◆ Your instructions:
Retype only what runs from the first line of the listing to the line holding "import matplotlib.pyplot as plt", both included. Do not retype the pictures.

◆ Data excerpt:
— begin —

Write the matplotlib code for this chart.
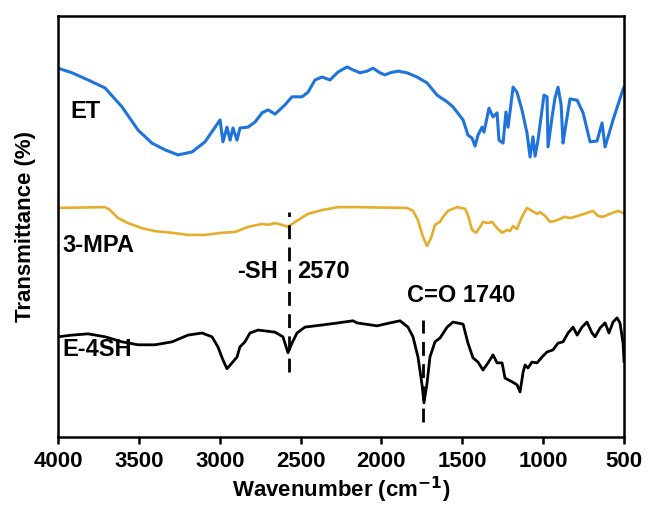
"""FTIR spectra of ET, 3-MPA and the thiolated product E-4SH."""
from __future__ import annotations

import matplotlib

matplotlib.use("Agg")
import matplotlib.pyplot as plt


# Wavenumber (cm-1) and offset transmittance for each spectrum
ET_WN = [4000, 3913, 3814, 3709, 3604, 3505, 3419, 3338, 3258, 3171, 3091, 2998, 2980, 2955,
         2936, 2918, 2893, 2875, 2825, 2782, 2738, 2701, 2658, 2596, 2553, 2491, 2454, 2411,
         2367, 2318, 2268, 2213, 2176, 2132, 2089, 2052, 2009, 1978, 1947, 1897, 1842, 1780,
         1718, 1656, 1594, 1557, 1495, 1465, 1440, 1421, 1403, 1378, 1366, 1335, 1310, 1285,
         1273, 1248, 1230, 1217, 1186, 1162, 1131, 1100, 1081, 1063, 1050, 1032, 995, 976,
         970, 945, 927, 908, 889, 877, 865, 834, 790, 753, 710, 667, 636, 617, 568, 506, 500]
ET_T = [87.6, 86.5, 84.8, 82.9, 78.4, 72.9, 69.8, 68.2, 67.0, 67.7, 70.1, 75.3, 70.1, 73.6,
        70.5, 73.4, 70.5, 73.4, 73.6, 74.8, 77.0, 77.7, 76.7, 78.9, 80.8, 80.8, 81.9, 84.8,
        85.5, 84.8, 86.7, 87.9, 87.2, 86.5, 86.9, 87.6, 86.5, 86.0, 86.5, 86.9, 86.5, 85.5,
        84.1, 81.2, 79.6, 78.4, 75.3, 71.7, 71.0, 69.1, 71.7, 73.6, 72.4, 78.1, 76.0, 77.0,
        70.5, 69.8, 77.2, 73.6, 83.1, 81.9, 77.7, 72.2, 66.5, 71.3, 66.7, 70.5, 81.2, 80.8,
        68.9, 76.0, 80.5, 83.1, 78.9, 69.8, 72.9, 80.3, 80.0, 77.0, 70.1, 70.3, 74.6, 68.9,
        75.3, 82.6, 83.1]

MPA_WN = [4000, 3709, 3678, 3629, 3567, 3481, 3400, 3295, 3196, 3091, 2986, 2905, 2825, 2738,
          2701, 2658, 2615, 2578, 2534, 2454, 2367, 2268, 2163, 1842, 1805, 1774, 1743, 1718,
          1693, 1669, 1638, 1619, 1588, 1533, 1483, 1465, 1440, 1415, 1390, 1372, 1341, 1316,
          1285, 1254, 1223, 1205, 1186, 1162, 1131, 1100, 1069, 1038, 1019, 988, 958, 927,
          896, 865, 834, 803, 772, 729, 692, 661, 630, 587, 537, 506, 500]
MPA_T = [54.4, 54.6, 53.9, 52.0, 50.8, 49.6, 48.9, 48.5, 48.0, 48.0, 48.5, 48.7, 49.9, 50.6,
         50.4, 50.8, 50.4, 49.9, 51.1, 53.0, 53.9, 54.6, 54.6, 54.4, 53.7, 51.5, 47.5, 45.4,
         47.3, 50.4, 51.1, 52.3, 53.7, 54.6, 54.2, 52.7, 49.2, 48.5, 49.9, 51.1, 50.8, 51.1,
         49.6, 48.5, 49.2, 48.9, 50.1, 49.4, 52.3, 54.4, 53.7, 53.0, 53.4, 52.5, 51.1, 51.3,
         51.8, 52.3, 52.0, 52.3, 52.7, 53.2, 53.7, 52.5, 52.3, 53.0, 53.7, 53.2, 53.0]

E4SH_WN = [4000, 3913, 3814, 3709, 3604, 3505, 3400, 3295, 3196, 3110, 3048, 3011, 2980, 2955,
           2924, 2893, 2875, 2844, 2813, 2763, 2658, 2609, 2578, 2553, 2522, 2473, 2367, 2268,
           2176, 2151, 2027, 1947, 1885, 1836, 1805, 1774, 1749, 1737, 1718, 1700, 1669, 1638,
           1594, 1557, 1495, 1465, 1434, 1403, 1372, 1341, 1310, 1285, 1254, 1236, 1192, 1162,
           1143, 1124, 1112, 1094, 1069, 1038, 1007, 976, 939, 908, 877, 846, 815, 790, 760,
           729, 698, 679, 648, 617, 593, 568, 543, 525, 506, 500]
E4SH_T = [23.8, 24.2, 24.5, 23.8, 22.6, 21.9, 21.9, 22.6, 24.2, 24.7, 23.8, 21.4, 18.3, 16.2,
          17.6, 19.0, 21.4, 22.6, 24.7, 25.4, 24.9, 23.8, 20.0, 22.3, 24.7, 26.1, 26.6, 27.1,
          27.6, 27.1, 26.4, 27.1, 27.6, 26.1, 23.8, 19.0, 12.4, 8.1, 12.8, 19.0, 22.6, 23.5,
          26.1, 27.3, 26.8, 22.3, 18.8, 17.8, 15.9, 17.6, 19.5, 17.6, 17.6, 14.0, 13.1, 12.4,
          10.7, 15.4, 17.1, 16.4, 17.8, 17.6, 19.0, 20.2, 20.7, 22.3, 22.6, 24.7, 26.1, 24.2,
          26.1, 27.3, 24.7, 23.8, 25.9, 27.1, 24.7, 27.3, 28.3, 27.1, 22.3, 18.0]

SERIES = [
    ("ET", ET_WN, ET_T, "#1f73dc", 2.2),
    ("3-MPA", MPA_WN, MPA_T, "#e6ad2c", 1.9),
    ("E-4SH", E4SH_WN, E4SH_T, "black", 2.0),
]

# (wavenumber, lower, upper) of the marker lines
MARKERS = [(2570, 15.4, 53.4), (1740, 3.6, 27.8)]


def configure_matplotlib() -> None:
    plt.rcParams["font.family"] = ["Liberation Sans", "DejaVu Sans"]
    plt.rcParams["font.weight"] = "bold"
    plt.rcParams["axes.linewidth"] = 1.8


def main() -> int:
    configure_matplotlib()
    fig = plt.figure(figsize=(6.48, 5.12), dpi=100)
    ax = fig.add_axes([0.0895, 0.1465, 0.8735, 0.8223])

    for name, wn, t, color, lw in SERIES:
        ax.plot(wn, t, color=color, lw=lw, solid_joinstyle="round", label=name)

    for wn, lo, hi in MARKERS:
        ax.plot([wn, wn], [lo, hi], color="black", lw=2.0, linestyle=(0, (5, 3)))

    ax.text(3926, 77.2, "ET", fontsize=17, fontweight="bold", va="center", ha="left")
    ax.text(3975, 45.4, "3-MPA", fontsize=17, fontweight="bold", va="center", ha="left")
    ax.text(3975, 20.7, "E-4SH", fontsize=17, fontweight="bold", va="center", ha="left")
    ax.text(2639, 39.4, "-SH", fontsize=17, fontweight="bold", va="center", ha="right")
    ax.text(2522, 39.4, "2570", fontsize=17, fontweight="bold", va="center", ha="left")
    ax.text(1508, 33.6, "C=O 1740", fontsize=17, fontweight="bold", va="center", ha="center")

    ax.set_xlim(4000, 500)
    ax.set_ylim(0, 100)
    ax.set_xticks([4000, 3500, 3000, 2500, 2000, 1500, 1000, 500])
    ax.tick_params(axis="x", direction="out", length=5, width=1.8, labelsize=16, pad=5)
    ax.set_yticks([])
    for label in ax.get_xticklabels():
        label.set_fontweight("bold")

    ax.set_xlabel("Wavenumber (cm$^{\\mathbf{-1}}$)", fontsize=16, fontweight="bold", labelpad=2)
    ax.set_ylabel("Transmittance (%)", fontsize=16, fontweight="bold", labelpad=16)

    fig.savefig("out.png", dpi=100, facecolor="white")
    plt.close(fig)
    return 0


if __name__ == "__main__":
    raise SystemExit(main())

— end —

◆ Response:
Write the matplotlib code for this chart.
"""FTIR spectra of ET, 3-MPA and the thiolated product E-4SH."""
from __future__ import annotations

import matplotlib

matplotlib.use("Agg")
import matplotlib.pyplot as plt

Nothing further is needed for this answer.